# Supplied information:
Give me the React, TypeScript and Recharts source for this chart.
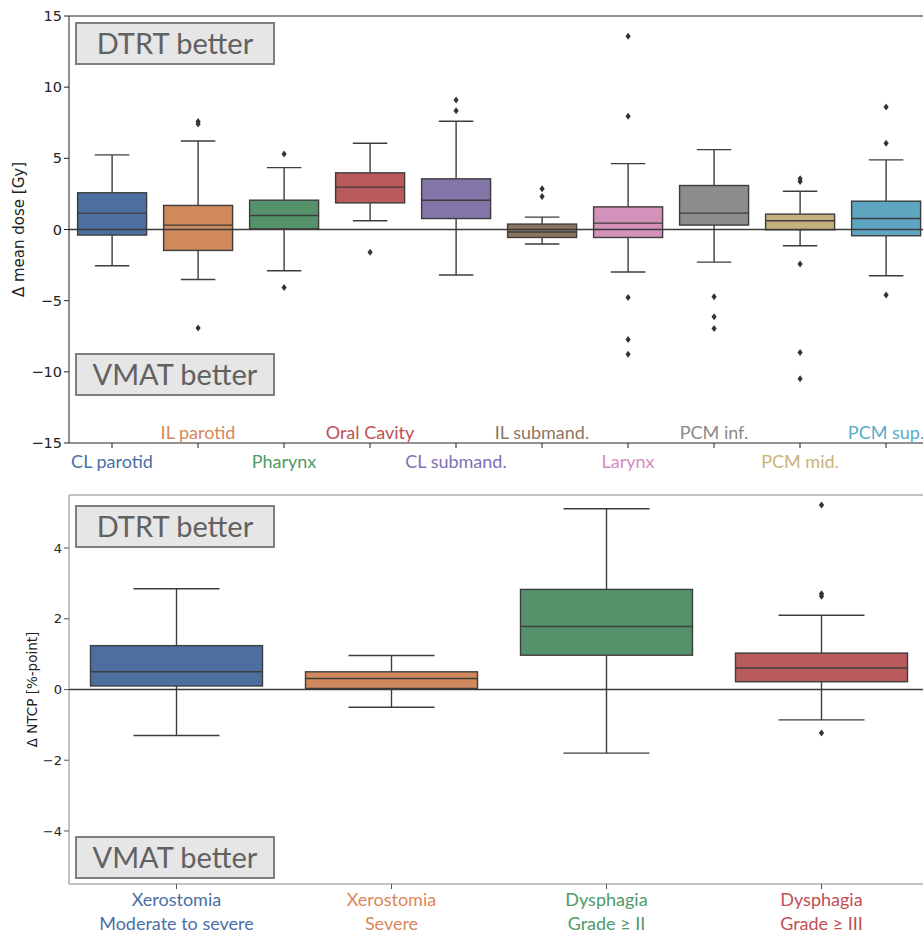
import { Bar, ComposedChart, ReferenceLine, XAxis, YAxis, Cell } from "recharts"

const organs = ["CL parotid", "IL parotid", "Pharynx", "Oral Cavity", "CL submand.", "IL submand.", "Larynx", "PCM inf.", "PCM mid.", "PCM sup."]
const organLow = [-2.55, -3.51, -2.9, 0.61, -3.2, -1.02, -2.99, -2.29, -1.14, -3.25]
const organQ1 = [-0.39, -1.47, 0.05, 1.87, 0.77, -0.56, -0.56, 0.31, -0.02, -0.44]
const organMedian = [1.15, 0.31, 0.98, 2.98, 2.06, -0.18, 0.45, 1.15, 0.61, 0.77]
const organQ3 = [2.58, 1.69, 2.06, 3.98, 3.56, 0.38, 1.59, 3.09, 1.08, 1.99]
const organHigh = [5.24, 6.22, 4.35, 6.06, 7.61, 0.87, 4.63, 5.61, 2.69, 4.89]
const organOutliers = [
  [],
  [7.58, 7.42, -6.92],
  [5.31, -4.07],
  [-1.59],
  [9.1, 8.35],
  [2.86, 2.32],
  [13.57, 7.96, -4.77, -7.72, -8.77],
  [-4.72, -6.13, -6.95],
  [3.56, 3.37, -2.43, -8.65, -10.48],
  [8.61, 6.06, -4.6],
]
const doseTicks = [-15, -10, -5, 0, 5, 10, 15]

const endpoints = ["Xerostomia|Moderate to severe", "Xerostomia|Severe", "Dysphagia|Grade ≥ II", "Dysphagia|Grade ≥ III"]
const ntcpLow = [-1.3, -0.5, -1.8, -0.86]
const ntcpQ1 = [0.1, 0.03, 0.97, 0.22]
const ntcpMedian = [0.5, 0.31, 1.78, 0.61]
const ntcpQ3 = [1.24, 0.5, 2.83, 1.03]
const ntcpHigh = [2.85, 0.96, 5.11, 2.1]
const ntcpOutliers = [[], [], [], [5.22, 2.71, 2.64, -1.23]]
const ntcpTicks = [-4, -2, 0, 2, 4]

const boxFill = ["#4c6fa0", "#d0895c", "#55926b", "#b95b5c", "#8475a8", "#8b7562", "#d492bb", "#8c8c8c", "#c5b17d", "#5ea5c2"]
const textFill = ["#4a6fa6", "#d9875a", "#4f9a68", "#c04f55", "#7e72b0", "#8f7661", "#d889c0", "#8a8a8a", "#c9b478", "#5aabc9"]

const labelFont = "Lato, 'Open Sans', sans-serif"
const axisFont = "'DejaVu Sans', sans-serif"

function buildRows(names: string[], low: number[], q1: number[], med: number[], q3: number[], high: number[], out: number[][]) {
  return names.map((name, i) => ({
    name,
    box: [q1[i], q3[i]],
    low: low[i],
    q1: q1[i],
    median: med[i],
    q3: q3[i],
    high: high[i],
    outliers: out[i],
  }))
}

const doseRows = buildRows(organs, organLow, organQ1, organMedian, organQ3, organHigh, organOutliers)
const ntcpRows = buildRows(endpoints, ntcpLow, ntcpQ1, ntcpMedian, ntcpQ3, ntcpHigh, ntcpOutliers)

const LINE = "#3d3d3d"

// draws the whole boxplot from the bar's q1..q3 rectangle
function BoxShape(props: any) {
  const { x, y, width, height, payload, fill } = props
  const d = payload
  const top = Math.min(y, y + height)
  const h = Math.abs(height)
  const ppu = h / (d.q3 - d.q1)
  const py = (v: number) => top + (d.q3 - v) * ppu
  const cx = x + width / 2
  const cap = width / 4
  return (
    <g>
      <line x1={cx} x2={cx} y1={py(d.high)} y2={top} stroke={LINE} strokeWidth={1.4} />
      <line x1={cx} x2={cx} y1={top + h} y2={py(d.low)} stroke={LINE} strokeWidth={1.4} />
      <line x1={cx - cap} x2={cx + cap} y1={py(d.high)} y2={py(d.high)} stroke={LINE} strokeWidth={1.4} />
      <line x1={cx - cap} x2={cx + cap} y1={py(d.low)} y2={py(d.low)} stroke={LINE} strokeWidth={1.4} />
      <rect x={x} y={top} width={width} height={h} fill={fill} stroke={LINE} strokeWidth={1.4} />
      <line x1={x} x2={x + width} y1={py(d.median)} y2={py(d.median)} stroke={LINE} strokeWidth={1.4} />
      {d.outliers.map((v: number, k: number) => {
        const oy = py(v)
        return <path key={k} d={`M${cx},${oy - 3.5}L${cx + 2.6},${oy}L${cx},${oy + 3.5}L${cx - 2.6},${oy}Z`} fill="#333" />
      })}
    </g>
  )
}

function OrganTick(props: any) {
  const { x, y, payload } = props
  const i = payload.index
  const below = i % 2 === 0
  return (
    <text x={x} y={below ? y + 11 : y - 18} textAnchor="middle" dominantBaseline="central" fill={textFill[i]} fontFamily={labelFont} fontSize={18}>
      {payload.value}
    </text>
  )
}

function EndpointTick(props: any) {
  const { x, y, payload } = props
  const i = payload.index
  const [a, b] = String(payload.value).split("|")
  return (
    <g>
      <text x={x} y={y + 8} textAnchor="middle" dominantBaseline="central" fill={textFill[i]} fontFamily={labelFont} fontSize={18}>{a}</text>
      <text x={x} y={y + 32} textAnchor="middle" dominantBaseline="central" fill={textFill[i]} fontFamily={labelFont} fontSize={18}>{b}</text>
    </g>
  )
}

function AxisTitle(cx: number, text: string, size: number) {
  return (props: any) => {
    const vb = props.viewBox
    const cy = vb.y + vb.height / 2
    return (
      <text x={cx} y={cy} transform={`rotate(-90 ${cx} ${cy})`} textAnchor="middle" dominantBaseline="central" fontFamily={axisFont} fontSize={size} fill="#222">
        {text}
      </text>
    )
  }
}

function Badge({ text, left, top }: { text: string; left: number; top: number }) {
  return (
    <div
      style={{
        position: "absolute",
        left,
        top,
        width: 200,
        height: 43,
        boxSizing: "border-box",
        background: "#e6e6e6",
        border: "2.5px solid #7f7f7f",
        color: "#616161",
        fontFamily: labelFont,
        fontSize: 29,
        lineHeight: "38px",
        textAlign: "center",
      }}
    >
      {text}
    </div>
  )
}

export default function App() {
  return (
    <div style={{ position: "absolute", left: 0, top: 0, width: 923, height: 935, overflow: "hidden", background: "#fff" }}>
      <div style={{ position: "absolute", left: 0, top: 0 }}>
        <ComposedChart width={935} height={475} data={doseRows} margin={{ top: 16, right: 6, bottom: 2, left: 9 }} barCategoryGap="10%">
          <XAxis dataKey="name" height={30} tick={<OrganTick />} tickSize={5} interval={0} stroke="#222" tickLine={{ stroke: "#222" }} />
          <YAxis
            width={60}
            domain={[-15, 15]}
            ticks={doseTicks}
            tickSize={5}
            stroke="#222"
            tick={{ fill: "#222", fontFamily: axisFont, fontSize: 14.5 }}
            tickFormatter={(v: number) => String(v).replace("-", "\u2212")}
            label={{ content: AxisTitle(18.5, "Δ mean dose [Gy]", 15) }}
          />
          <ReferenceLine y={15} stroke="#222" strokeWidth={1} />
          <Bar dataKey="box" shape={<BoxShape />} isAnimationActive={false}>
            {doseRows.map((_, i) => (
              <Cell key={i} fill={boxFill[i]} />
            ))}
          </Bar>
          <ReferenceLine y={0} stroke="#3a3a3a" strokeWidth={1.5} />
        </ComposedChart>
      </div>
      <div style={{ position: "absolute", left: 0, top: 480 }}>
        <ComposedChart width={935} height={455} data={ntcpRows} margin={{ top: 15, right: 6, bottom: 1, left: 9 }} barCategoryGap="10%">
          <XAxis dataKey="name" height={50} tick={<EndpointTick />} tickSize={5} interval={0} stroke="#888" tickLine={{ stroke: "#555" }} />
          <YAxis
            width={60}
            domain={[-5.5, 5.5]}
            ticks={ntcpTicks}
            tickSize={5}
            stroke="#888"
            tickLine={{ stroke: "#555" }}
            tick={{ fill: "#222", fontFamily: axisFont, fontSize: 13 }}
            tickFormatter={(v: number) => String(v).replace("-", "\u2212")}
            label={{ content: AxisTitle(31.5, "Δ NTCP [%-point]", 13.5) }}
          />
          <ReferenceLine y={5.5} stroke="#888" strokeWidth={1} />
          <Bar dataKey="box" shape={<BoxShape />} isAnimationActive={false}>
            {ntcpRows.map((_, i) => (
              <Cell key={i} fill={boxFill[i]} />
            ))}
          </Bar>
          <ReferenceLine y={0} stroke="#3a3a3a" strokeWidth={1.5} />
        </ComposedChart>
      </div>
      <Badge text="DTRT better" left={75} top={22} />
      <Badge text="VMAT better" left={75} top={353} />
      <Badge text="DTRT better" left={75} top={505} />
      <Badge text="VMAT better" left={75} top={836} />
    </div>
  )
}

# Work to complete:
Repeat the lines above, starting at the first and stopping after the line that holds "XAxis, YAxis, Cell", with the pictures left out.

# Correct result:
Give me the React, TypeScript and Recharts source for this chart.
import { Bar, ComposedChart, ReferenceLine, XAxis, YAxis, Cell } from "recharts"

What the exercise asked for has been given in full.